Btw: Portugal paid back the IMF ahead of schedule and they return to private financing markets. – Auterity obviously worked for them. – Are they smarter or more talented than the Greeks?
the Portuguese are so happy about their IMF Success Story they will probably kick the can down the streets together with their government
The new government made more reforms in 4 months than the old in 3 years.
I guess a language reform is necessary in Krautland:
German words are often Orwellian wrong, like “Kita” for “Kindergarten” (now English, not German any more) or “costumer” for unemployed but really crazy is that they call employer “Arbeitgeber” (someone who gives work) and workers “Arbeitnehmer” (someone who takes work), Karl Marx would try to turn upside down, as the worker gives work and the boss sucks it.

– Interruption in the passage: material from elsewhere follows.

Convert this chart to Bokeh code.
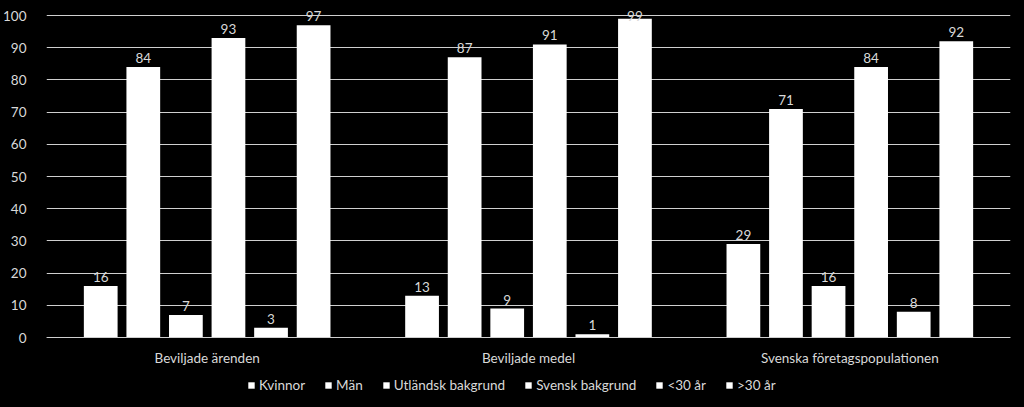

Success stories like decrease in unemployment statistics come from the hundreds of thousands leaving their countries.
Varoufakis: “Austerity for Iberians was 3 times less than for Greece”
One year after the haircut everything is forgotten. New Game, New luck! The creditors will happily come back
the operators of travel are being asked to provide insurance against grexit
Portuguese government in charge (2011-2015) blackmailed everybody in the elections of 2011: There will be no money to pay public employees and pensioners next month. Can anyone take the outcome of this as “an expression of the people’s free will”?
Eech time we gives in to a blackmail, our situation can only get worse. That’s what happened: depth has grown 21% of GDP. Can anyone believe such a decision comes from smart guys? Wise? As a Portuguese I would rather say criminals.
we had the same problem here every time before 2012 +2015 + EP elections: scaremongering if opposition gets the votes.